• **TASK OBJECTIVE**: Everything from the first line of the data below through the line that contains "const originSpecies = 1;" should be written out exactly, please, and nothing more; the pictures stay out.

• **RECORDED DATA**:
▬▬▬▬▬▬

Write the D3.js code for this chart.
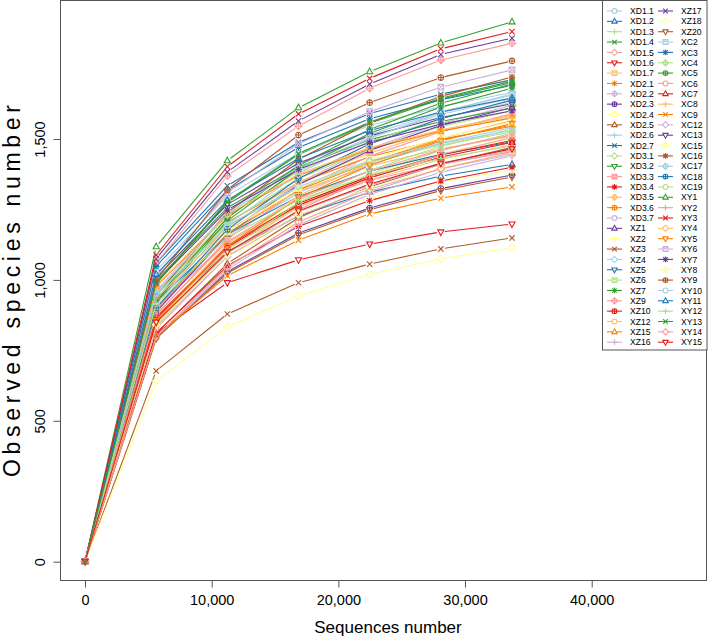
<!DOCTYPE html>
<html><head><meta charset="utf-8">
<script src="https://cdn.jsdelivr.net/npm/d3@7"></script>
<style>
body{margin:0;background:#fff}
svg{display:block}
text{font-family:"Liberation Sans", Arial, Helvetica, sans-serif;fill:#000}
</style>
</head><body>
<svg id="c" width="709" height="636"></svg>
<script>
// ---------------- data ----------------
const depths = [1, 5618, 11236, 16854, 22472, 28090, 33708];
const originSpecies = 1;

const xdNames = ["XD1.1","XD1.2","XD1.3","XD1.4","XD1.5","XD1.6","XD1.7",
                 "XD2.1","XD2.2","XD2.3","XD2.4","XD2.5","XD2.6","XD2.7",
                 "XD3.1","XD3.2","XD3.3","XD3.4","XD3.5","XD3.6","XD3.7"];
const xdValues = [
  [893,1155,1309,1409,1486,1540],[874,1100,1227,1311,1368,1410],[836,1094,1262,1376,1459,1520],
  [986,1275,1445,1556,1641,1700],[902,1135,1266,1353,1411,1455],[810,990,1071,1127,1170,1198],
  [858,1110,1258,1354,1428,1480],[958,1205,1344,1437,1499,1545],[891,1166,1345,1466,1555,1620],
  [796,1029,1166,1255,1324,1372],[862,1084,1209,1293,1348,1390],[809,1058,1220,1330,1411,1470],
  [960,1241,1407,1514,1597,1655],[1060,1334,1488,1590,1659,1710],[928,1200,1360,1464,1544,1600],
  [998,1256,1401,1497,1562,1610],[875,1145,1320,1439,1526,1590],[812,1050,1190,1281,1351,1400],
  [919,1189,1347,1450,1530,1585],[977,1229,1370,1465,1528,1575],[847,1095,1241,1336,1409,1460]
];
const xzNames = ["XZ1","XZ2","XZ3","XZ4","XZ5","XZ6","XZ7","XZ9","XZ10","XZ12","XZ15","XZ16","XZ17","XZ18","XZ20"];
const xzValues = [
  [887,1161,1338,1459,1548,1612],[870,1125,1275,1373,1448,1500],[677,879,990,1056,1110,1149],
  [1032,1299,1449,1548,1615,1665],[924,1162,1296,1386,1445,1490],[945,1223,1386,1491,1573,1630],
  [924,1210,1394,1520,1613,1680],[1060,1369,1546,1680,1780,1840],[867,1121,1271,1368,1443,1495],
  [861,1127,1299,1416,1502,1565],[899,1163,1318,1418,1496,1550],[792,1037,1195,1303,1382,1440],
  [1075,1383,1564,1695,1800,1858],[641,833,943,1020,1075,1114],[792,1024,1160,1249,1317,1365]
];
const xcNames = ["XC2","XC3","XC4","XC5","XC6","XC7","XC8","XC9","XC12","XC13","XC15","XC16","XC17","XC18","XC19"];
const xcValues = [
  [913,1195,1378,1502,1594,1660],[1048,1318,1470,1572,1639,1690],[946,1190,1327,1418,1479,1525],
  [932,1220,1407,1534,1627,1695],[828,1084,1249,1362,1445,1505],[863,1116,1265,1362,1436,1488],
  [936,1178,1314,1404,1465,1510],[800,1015,1141,1234,1290,1330],[838,1084,1228,1322,1394,1445],
  [1008,1268,1414,1511,1576,1625],[905,1170,1326,1427,1505,1560],[946,1238,1428,1557,1651,1720],
  [954,1234,1398,1505,1587,1645],[901,1179,1360,1482,1572,1638],[844,1105,1274,1389,1474,1535]
];
const xyNames = ["XY1","XY2","XY3","XY4","XY5","XY6","XY7","XY8","XY9","XY10","XY11","XY12","XY13","XY14","XY15"];
const xyValues = [
  [1118,1423,1611,1739,1841,1916],[879,1136,1288,1386,1462,1515],[1088,1402,1589,1715,1820,1881],
  [980,1232,1375,1469,1533,1580],[855,1120,1291,1407,1493,1555],[1012,1309,1483,1597,1684,1745],
  [992,1248,1392,1488,1552,1600],[841,1088,1233,1327,1399,1450],[1000,1320,1514,1629,1718,1777],
  [949,1193,1331,1423,1484,1530],[1020,1283,1431,1530,1596,1645],[915,1151,1283,1372,1431,1475],
  [989,1279,1449,1560,1645,1705],[799,1045,1205,1314,1394,1452],[850,1099,1245,1340,1414,1465]
];
const xTicks = [0, 10000, 20000, 30000, 40000];
const yTicks = [0, 500, 1000, 1500];
const xTitle = "Sequences number";
const yTitle = "Observed  species number";

// ---------------- build ----------------
const names = [...xdNames, ...xzNames, ...xcNames, ...xyNames];
const rows = [...xdValues, ...xzValues, ...xcValues, ...xyValues];
const series = names.map((n, i) => ({
  name: n,
  color: d3.schemePaired[i % 12],
  shape: i % 10,
  pts: [originSpecies, ...rows[i]].map((v, j) => ({x: depths[j], y: v}))
}));

const svg = d3.select("#c");
const box = {left: 60.5, right: 706.5, top: 0.5, bottom: 580.5};
const x = d3.scaleLinear().domain([0, 40000]).range([85, 591.7]);
const y = d3.scaleLinear().domain([0, 1500]).range([561.7, 139]);

function symPath(k, c) {
  const circ = `M${-c},0a${c},${c} 0 1,0 ${2*c},0a${c},${c} 0 1,0 ${-2*c},0`;
  const plus = (r) => `M${-r},0H${r}M0,${-r}V${r}`;
  const cross = (r) => `M${-r},${-r}L${r},${r}M${-r},${r}L${r},${-r}`;
  const dia = `M0,${-c*1.3}L${c*1.3},0L0,${c*1.3}L${-c*1.3},0Z`;
  switch (k) {
    case 0: return circ;
    case 1: return `M0,${-c*1.25}L${c*1.1},${c*0.75}L${-c*1.1},${c*0.75}Z`;
    case 2: return plus(c*1.25);
    case 3: return cross(c*0.95);
    case 4: return dia;
    case 5: return `M0,${c*1.25}L${c*1.1},${-c*0.75}L${-c*1.1},${-c*0.75}Z`;
    case 6: return `M${-c},${-c}H${c}V${c}H${-c}Z` + cross(c);
    case 7: return plus(c*1.2) + cross(c*0.9);
    case 8: return dia + plus(c*1.3);
    case 9: return circ + plus(c);
  }
}

svg.append("clipPath").attr("id", "clip").append("rect")
  .attr("x", box.left).attr("y", box.top)
  .attr("width", box.right - box.left).attr("height", box.bottom - box.top);

const plot = svg.append("g").attr("clip-path", "url(#clip)");
const gap = 4;
series.forEach(s => {
  const g = plot.append("g");
  const px = s.pts.map(p => [x(p.x), y(p.y)]);
  for (let j = 0; j < px.length - 1; j++) {
    const [x0, y0] = px[j], [x1, y1] = px[j+1];
    const dx = x1 - x0, dy = y1 - y0, L = Math.hypot(dx, dy);
    if (L <= 2 * gap) continue;
    const ux = dx / L, uy = dy / L;
    g.append("line")
      .attr("x1", x0 + ux*gap).attr("y1", y0 + uy*gap)
      .attr("x2", x1 - ux*gap).attr("y2", y1 - uy*gap)
      .attr("stroke", s.color).attr("stroke-width", 1.1);
  }
  g.selectAll("path").data(s.pts).join("path")
    .attr("transform", p => `translate(${x(p.x)},${y(p.y)})`)
    .attr("d", symPath(s.shape, 2.8))
    .attr("fill", "none").attr("stroke", s.color).attr("stroke-width", 1.1);
});

// box
svg.append("rect").attr("x", box.left).attr("y", box.top)
  .attr("width", box.right - box.left).attr("height", box.bottom - box.top)
  .attr("fill", "none").attr("stroke", "#555").attr("stroke-width", 1);

// axes
const fmt = d3.format(",");
const xa = svg.append("g").attr("transform", `translate(0,${box.bottom})`)
  .call(d3.axisBottom(x).tickValues(xTicks).tickFormat(fmt).tickSize(7).tickSizeOuter(0));
xa.select(".domain").remove();
xa.selectAll(".tick line").attr("stroke", "#555");
xa.selectAll(".tick text").attr("y", 24.5).attr("dy", 0)
  .style("font-size", "14.5px").attr("fill", "#000");

const ya = svg.append("g").attr("transform", `translate(${box.left},0)`)
  .call(d3.axisLeft(y).tickValues(yTicks).tickFormat(fmt).tickSize(7).tickSizeOuter(0));
ya.select(".domain").remove();
ya.selectAll(".tick line").attr("stroke", "#555");
ya.selectAll(".tick text").attr("x", 0).attr("dy", 0)
  .attr("transform", "translate(-15.5,0) rotate(-90)")
  .attr("text-anchor", "middle")
  .style("font-size", "14.5px").attr("fill", "#000");

svg.append("text").attr("x", 388).attr("y", 632.5).attr("text-anchor", "middle")
  .style("font-size", "17px").text(xTitle);
svg.append("text").attr("transform", `translate(20,291) rotate(-90)`)
  .attr("text-anchor", "middle").style("font-size", "23px")
  .attr("textLength", 372).attr("lengthAdjust", "spacing").text(yTitle);

// legend
const leg = svg.append("g");
leg.append("rect").attr("x", 602.5).attr("y", 0.5).attr("width", 104.5).attr("height", 349.5)
  .attr("fill", "#fff").attr("stroke", "#555");
const perCol = 33;
series.forEach((s, i) => {
  const col = Math.floor(i / perCol), row = i % perCol;
  const cx = col === 0 ? 614.5 : 665.5;
  const cy = 11 + row * 10.35;
  const g = leg.append("g");
  g.append("line").attr("x1", cx - 7.5).attr("x2", cx + 7.5).attr("y1", cy).attr("y2", cy)
    .attr("stroke", s.color).attr("stroke-width", 1.1);
  g.append("path").attr("transform", `translate(${cx},${cy})`).attr("d", symPath(s.shape, 2.4))
    .attr("fill", "#fff").attr("stroke", s.color).attr("stroke-width", 1.1);
  g.append("text").attr("x", cx + 15.5).attr("y", cy + 3.1)
    .style("font-size", "8.6px").text(s.name);
});
</script>
</body></html>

▬▬▬▬▬▬

• **RESULT BELOW**:
Write the D3.js code for this chart.
<!DOCTYPE html>
<html><head><meta charset="utf-8">
<script src="https://cdn.jsdelivr.net/npm/d3@7"></script>
<style>
body{margin:0;background:#fff}
svg{display:block}
text{font-family:"Liberation Sans", Arial, Helvetica, sans-serif;fill:#000}
</style>
</head><body>
<svg id="c" width="709" height="636"></svg>
<script>
// ---------------- data ----------------
const depths = [1, 5618, 11236, 16854, 22472, 28090, 33708];
const originSpecies = 1;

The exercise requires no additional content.